-- Start of DATA LISTING --
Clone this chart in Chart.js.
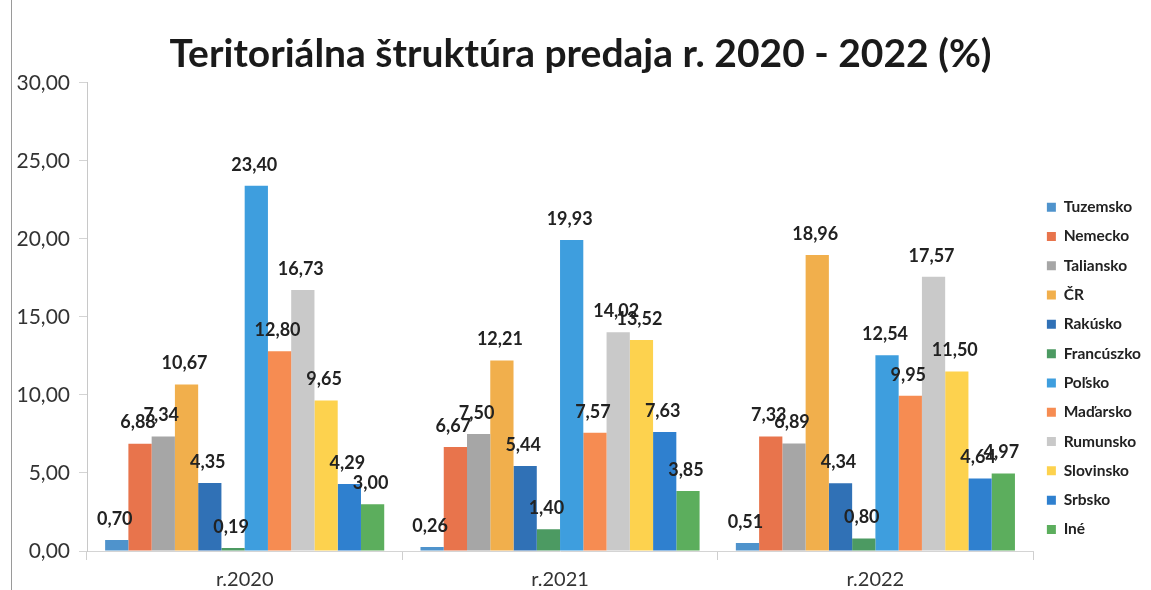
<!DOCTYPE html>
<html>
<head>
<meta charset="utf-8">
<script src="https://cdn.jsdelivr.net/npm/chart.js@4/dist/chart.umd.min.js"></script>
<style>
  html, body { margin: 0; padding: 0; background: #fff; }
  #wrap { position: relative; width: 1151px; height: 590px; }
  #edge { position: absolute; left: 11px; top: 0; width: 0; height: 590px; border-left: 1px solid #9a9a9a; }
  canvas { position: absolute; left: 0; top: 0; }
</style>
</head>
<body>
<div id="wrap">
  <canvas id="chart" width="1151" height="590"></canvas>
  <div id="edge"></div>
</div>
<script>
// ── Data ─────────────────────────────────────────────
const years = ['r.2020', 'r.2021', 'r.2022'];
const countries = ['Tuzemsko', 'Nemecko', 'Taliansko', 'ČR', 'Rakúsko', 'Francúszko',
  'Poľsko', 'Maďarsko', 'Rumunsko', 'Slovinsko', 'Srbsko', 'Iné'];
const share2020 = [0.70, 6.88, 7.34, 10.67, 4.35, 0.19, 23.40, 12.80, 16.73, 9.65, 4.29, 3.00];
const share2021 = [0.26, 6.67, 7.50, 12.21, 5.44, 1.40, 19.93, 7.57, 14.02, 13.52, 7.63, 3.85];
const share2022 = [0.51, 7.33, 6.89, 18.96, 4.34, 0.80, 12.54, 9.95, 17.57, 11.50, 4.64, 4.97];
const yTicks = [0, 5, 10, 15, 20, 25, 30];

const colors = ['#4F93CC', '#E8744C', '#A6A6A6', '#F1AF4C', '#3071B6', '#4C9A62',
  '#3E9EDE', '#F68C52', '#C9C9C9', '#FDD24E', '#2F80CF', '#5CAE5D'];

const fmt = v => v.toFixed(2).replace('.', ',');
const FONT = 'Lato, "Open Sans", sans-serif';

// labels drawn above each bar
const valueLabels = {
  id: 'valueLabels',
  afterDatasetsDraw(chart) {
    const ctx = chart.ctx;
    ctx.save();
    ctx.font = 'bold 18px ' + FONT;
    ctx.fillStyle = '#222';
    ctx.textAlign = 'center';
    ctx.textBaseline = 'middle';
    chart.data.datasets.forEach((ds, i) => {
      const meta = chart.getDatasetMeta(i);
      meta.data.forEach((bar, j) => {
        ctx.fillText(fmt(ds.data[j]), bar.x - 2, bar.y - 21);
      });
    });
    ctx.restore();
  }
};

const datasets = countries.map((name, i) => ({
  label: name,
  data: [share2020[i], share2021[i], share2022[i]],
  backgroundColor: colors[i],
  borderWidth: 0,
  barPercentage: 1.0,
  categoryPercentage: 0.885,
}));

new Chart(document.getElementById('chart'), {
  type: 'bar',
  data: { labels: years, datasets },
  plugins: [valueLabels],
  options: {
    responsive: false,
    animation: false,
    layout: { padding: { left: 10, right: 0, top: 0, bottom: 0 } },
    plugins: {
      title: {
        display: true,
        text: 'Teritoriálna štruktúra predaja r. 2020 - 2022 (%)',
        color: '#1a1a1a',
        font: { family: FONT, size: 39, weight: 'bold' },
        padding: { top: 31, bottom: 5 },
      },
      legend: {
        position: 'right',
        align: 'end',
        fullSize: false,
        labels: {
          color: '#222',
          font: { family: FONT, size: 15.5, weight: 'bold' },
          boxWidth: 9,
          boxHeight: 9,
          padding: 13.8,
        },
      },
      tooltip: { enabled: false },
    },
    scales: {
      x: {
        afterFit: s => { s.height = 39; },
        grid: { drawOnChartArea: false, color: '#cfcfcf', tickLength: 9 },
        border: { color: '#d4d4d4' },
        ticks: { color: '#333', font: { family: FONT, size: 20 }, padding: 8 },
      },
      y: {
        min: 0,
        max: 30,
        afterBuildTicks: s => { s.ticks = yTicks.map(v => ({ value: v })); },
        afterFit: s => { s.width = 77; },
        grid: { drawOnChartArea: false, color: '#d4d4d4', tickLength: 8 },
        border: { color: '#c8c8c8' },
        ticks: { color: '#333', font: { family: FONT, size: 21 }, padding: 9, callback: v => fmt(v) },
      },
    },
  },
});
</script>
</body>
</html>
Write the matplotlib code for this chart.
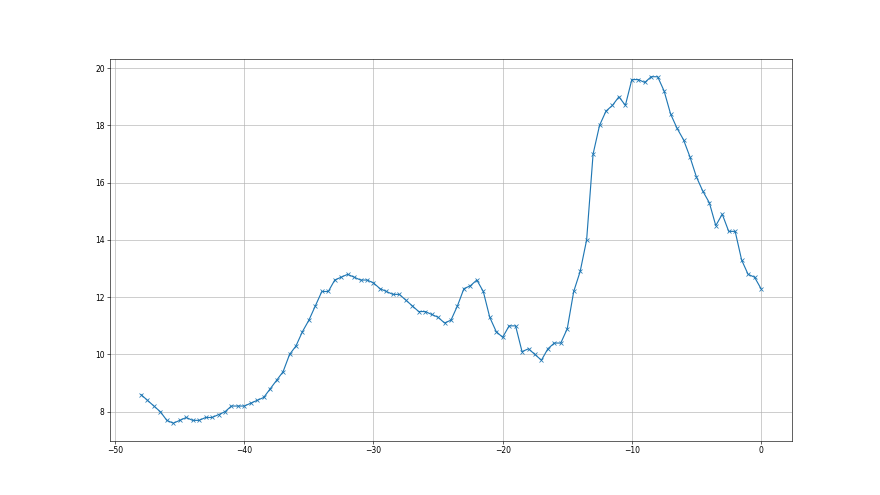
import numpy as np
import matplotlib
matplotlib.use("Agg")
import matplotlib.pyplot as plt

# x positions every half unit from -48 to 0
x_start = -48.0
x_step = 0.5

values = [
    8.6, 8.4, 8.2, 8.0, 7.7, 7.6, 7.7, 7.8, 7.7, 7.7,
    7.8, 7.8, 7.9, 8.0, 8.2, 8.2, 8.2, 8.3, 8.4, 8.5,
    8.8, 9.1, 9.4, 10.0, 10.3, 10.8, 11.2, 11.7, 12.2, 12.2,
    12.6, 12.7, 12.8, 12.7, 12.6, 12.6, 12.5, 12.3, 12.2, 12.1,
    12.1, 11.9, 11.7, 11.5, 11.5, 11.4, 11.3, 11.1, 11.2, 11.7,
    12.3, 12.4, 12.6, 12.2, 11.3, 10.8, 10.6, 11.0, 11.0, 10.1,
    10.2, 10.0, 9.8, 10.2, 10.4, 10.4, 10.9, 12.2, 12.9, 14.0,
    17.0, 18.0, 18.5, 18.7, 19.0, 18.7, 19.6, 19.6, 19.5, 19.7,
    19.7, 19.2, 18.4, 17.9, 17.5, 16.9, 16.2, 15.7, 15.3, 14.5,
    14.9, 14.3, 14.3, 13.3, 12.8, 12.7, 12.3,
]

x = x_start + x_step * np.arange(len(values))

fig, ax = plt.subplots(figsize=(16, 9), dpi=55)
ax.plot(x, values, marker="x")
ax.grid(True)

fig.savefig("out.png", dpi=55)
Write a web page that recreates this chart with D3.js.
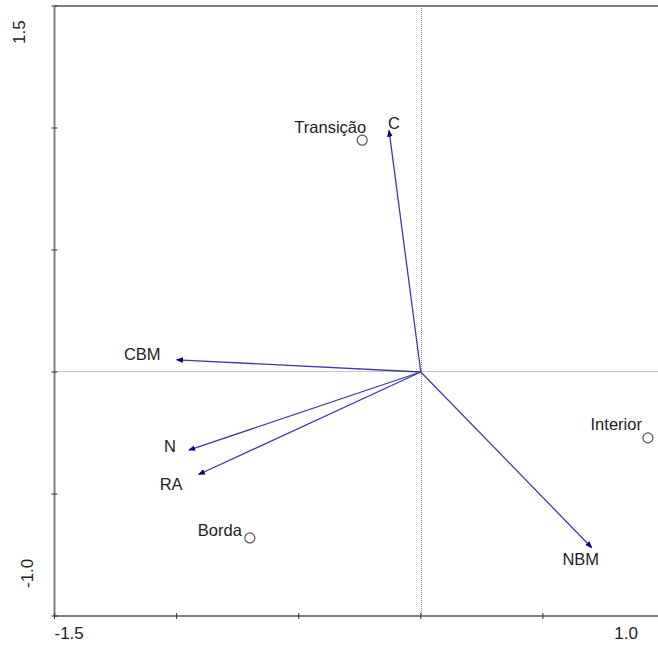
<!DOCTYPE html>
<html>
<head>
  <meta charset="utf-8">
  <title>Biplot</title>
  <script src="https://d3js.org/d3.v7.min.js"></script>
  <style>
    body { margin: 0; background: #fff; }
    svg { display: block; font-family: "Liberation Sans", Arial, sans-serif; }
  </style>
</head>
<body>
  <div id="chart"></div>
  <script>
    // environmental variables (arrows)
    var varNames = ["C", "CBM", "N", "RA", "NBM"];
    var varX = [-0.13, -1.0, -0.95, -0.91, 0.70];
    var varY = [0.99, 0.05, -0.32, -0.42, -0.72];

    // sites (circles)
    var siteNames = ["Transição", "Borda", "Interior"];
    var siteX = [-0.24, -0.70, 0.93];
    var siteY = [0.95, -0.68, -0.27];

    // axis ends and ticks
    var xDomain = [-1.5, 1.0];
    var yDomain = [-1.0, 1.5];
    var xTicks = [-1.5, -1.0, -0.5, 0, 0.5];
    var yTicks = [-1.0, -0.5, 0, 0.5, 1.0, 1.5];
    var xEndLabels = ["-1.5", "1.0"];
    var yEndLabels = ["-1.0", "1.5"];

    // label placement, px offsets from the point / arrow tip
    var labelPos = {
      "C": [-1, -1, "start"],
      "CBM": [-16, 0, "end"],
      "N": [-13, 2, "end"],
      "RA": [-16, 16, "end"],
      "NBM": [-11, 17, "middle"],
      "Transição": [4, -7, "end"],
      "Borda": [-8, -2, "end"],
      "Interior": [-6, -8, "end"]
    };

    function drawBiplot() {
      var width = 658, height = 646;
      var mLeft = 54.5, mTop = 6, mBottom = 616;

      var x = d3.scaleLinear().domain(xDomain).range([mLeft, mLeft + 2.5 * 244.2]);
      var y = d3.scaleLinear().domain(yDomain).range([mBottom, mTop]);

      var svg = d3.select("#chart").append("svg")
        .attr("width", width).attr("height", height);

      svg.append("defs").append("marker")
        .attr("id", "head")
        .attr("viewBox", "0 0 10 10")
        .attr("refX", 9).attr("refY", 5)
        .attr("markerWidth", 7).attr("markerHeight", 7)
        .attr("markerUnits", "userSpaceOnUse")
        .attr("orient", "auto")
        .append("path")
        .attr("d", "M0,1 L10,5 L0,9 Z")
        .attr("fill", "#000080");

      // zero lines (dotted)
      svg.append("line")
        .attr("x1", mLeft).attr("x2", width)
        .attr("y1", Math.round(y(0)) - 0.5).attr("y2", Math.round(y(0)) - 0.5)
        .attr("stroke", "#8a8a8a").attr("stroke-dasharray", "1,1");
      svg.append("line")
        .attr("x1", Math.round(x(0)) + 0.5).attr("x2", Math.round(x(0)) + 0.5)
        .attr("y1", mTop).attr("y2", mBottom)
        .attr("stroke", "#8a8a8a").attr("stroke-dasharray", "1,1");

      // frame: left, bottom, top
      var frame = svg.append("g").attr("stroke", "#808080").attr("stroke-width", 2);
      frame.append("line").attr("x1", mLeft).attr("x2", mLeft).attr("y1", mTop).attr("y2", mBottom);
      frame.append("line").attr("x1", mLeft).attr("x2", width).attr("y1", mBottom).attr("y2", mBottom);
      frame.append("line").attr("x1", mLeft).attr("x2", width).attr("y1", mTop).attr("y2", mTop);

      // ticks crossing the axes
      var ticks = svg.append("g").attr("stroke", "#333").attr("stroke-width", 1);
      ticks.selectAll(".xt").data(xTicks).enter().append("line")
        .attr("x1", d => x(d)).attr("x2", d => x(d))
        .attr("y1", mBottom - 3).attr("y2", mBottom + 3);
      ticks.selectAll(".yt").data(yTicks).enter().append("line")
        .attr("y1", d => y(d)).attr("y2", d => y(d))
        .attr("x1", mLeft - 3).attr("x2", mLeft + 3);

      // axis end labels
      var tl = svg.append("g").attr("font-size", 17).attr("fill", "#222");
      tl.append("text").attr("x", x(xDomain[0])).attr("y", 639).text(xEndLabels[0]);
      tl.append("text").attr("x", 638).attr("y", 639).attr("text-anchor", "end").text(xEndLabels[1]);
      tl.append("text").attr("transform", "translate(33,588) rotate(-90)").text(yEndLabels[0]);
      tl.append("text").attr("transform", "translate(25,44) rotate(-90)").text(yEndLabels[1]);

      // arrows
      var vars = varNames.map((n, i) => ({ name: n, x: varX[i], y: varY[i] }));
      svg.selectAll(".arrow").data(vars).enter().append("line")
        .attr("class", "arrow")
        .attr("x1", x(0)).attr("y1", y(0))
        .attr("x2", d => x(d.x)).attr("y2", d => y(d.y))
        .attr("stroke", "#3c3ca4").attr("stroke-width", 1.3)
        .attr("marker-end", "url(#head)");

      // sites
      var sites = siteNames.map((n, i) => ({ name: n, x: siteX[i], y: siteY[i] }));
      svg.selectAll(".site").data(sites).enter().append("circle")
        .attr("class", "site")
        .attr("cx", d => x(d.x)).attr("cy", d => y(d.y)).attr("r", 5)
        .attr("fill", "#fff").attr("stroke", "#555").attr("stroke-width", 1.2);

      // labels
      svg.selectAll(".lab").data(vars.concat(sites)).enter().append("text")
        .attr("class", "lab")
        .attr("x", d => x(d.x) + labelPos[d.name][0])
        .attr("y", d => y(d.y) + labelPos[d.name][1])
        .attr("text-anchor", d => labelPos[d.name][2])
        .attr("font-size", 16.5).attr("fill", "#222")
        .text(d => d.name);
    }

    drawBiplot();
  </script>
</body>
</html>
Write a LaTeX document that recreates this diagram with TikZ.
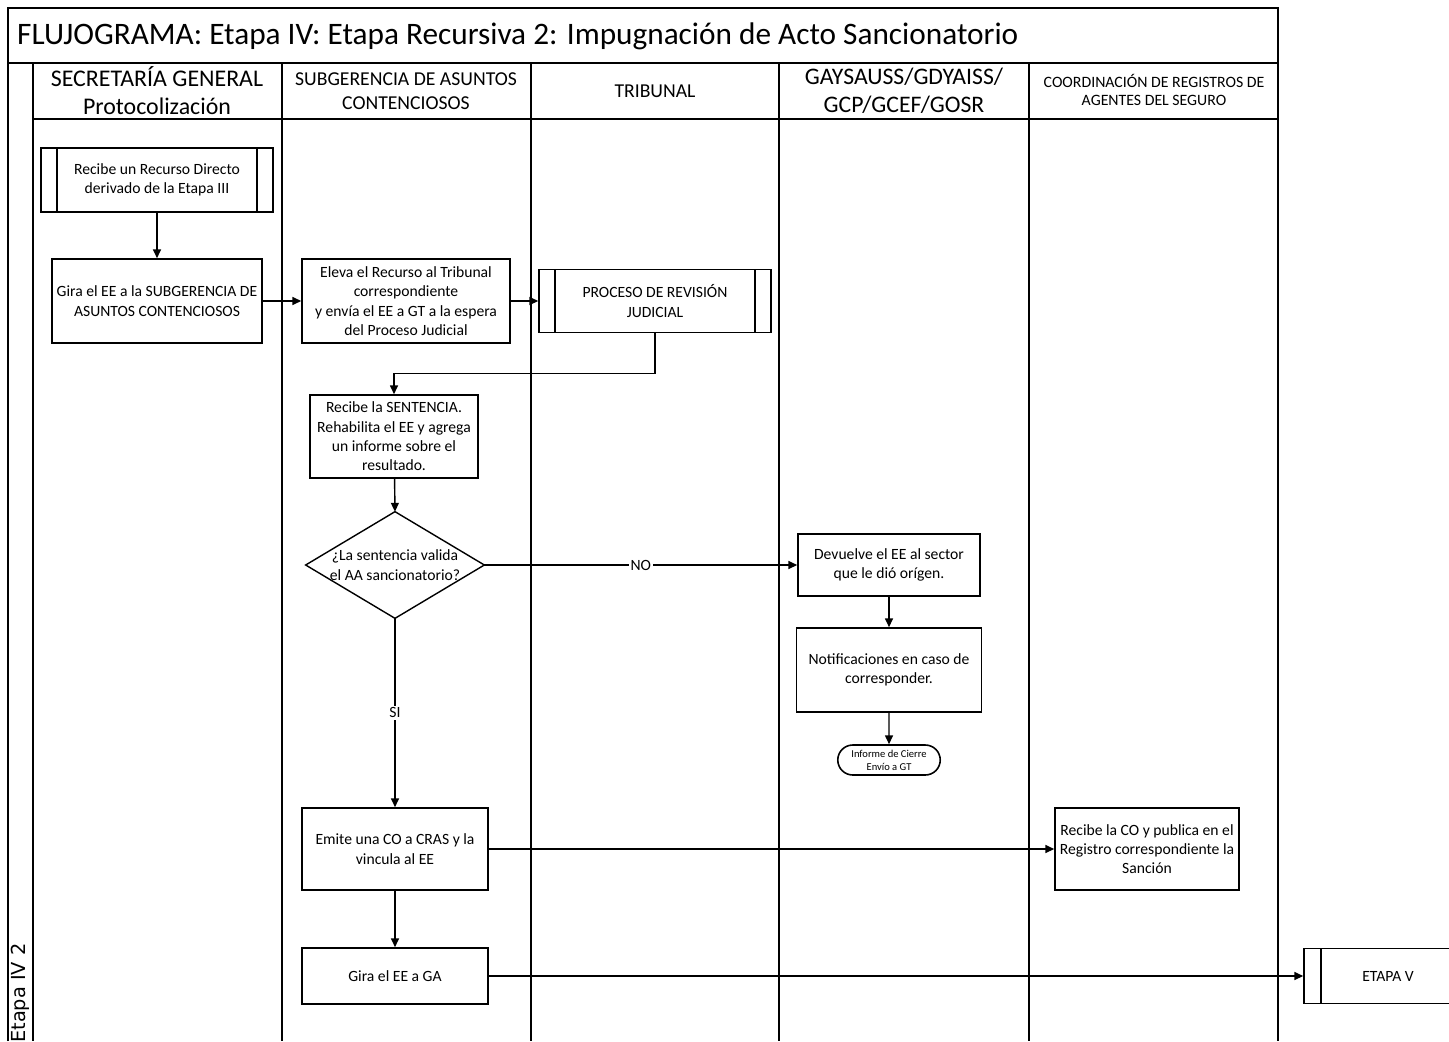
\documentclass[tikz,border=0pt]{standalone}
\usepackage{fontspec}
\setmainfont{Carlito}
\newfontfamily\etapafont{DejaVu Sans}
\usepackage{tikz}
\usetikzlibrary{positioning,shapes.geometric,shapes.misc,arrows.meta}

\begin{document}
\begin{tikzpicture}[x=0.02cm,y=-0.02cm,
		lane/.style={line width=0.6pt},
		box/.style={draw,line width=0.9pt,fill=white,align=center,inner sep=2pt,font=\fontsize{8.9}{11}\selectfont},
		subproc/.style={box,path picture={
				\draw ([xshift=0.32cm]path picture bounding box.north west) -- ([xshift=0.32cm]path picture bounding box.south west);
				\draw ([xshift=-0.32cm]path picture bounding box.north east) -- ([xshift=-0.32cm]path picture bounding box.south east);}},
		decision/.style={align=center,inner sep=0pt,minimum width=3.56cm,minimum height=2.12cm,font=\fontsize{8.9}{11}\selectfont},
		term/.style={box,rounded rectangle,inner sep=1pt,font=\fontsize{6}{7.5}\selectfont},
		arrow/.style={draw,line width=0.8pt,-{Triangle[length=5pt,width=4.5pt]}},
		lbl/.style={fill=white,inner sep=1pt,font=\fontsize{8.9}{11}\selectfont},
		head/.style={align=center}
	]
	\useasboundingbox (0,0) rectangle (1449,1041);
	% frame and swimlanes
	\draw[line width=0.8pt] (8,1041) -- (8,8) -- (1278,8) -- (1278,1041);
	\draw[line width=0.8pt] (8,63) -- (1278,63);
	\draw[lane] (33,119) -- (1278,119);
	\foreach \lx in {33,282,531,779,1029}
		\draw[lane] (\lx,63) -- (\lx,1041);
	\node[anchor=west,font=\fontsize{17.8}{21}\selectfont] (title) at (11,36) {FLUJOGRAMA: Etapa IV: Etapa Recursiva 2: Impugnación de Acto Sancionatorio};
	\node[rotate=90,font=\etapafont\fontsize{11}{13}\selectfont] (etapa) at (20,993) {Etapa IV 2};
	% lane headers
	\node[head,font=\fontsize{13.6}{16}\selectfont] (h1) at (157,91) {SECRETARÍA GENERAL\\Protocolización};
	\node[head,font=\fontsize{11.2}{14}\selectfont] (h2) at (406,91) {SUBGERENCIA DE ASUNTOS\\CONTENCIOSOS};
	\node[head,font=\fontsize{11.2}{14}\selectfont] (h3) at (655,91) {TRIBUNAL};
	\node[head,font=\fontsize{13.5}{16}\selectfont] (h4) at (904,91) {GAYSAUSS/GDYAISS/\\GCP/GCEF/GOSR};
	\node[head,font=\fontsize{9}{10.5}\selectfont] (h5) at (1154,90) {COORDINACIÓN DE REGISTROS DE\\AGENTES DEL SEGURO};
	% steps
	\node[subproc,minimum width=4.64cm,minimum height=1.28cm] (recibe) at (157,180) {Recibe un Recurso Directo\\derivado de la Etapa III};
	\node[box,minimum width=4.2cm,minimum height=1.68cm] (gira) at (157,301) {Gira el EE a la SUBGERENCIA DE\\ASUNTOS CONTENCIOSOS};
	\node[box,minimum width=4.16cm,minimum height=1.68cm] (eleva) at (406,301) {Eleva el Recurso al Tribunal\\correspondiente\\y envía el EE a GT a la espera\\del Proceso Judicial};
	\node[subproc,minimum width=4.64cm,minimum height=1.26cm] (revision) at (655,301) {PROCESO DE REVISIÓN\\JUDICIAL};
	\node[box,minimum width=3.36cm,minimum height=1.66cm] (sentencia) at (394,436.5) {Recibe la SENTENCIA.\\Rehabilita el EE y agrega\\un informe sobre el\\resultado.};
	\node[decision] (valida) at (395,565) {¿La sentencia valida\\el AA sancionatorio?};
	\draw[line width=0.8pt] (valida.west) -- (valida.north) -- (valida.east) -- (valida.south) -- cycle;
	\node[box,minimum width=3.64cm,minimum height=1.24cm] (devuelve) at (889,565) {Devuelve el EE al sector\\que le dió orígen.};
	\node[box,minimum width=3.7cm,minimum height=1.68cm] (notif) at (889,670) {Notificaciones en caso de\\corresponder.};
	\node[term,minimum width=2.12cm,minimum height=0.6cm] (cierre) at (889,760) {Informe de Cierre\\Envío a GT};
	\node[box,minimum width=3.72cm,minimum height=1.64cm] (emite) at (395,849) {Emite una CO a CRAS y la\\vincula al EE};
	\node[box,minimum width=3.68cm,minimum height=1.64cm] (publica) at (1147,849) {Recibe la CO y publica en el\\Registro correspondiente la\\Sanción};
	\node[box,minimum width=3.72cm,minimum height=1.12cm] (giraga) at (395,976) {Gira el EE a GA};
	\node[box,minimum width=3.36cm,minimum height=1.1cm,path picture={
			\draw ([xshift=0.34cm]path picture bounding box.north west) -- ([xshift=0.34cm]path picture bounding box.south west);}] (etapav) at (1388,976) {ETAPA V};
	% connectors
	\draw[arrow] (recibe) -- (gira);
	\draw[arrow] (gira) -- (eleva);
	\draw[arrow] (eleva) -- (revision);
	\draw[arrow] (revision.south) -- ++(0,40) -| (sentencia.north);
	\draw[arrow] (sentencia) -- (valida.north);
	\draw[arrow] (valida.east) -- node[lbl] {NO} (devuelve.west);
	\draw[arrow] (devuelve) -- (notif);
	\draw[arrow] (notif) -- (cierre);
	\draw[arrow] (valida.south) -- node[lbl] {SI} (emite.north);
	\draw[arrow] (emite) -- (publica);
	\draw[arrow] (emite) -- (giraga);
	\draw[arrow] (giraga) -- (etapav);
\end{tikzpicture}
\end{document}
-- End of DATA LISTING --
§ **DIRECTIVE**
Each line in the entries above that includes the string "this" should be extracted.

§ **THE SOLUTION**
Clone this chart in Chart.js.
Write the matplotlib code for this chart.
Write a web page that recreates this chart with D3.js.
Write a LaTeX document that recreates this diagram with TikZ.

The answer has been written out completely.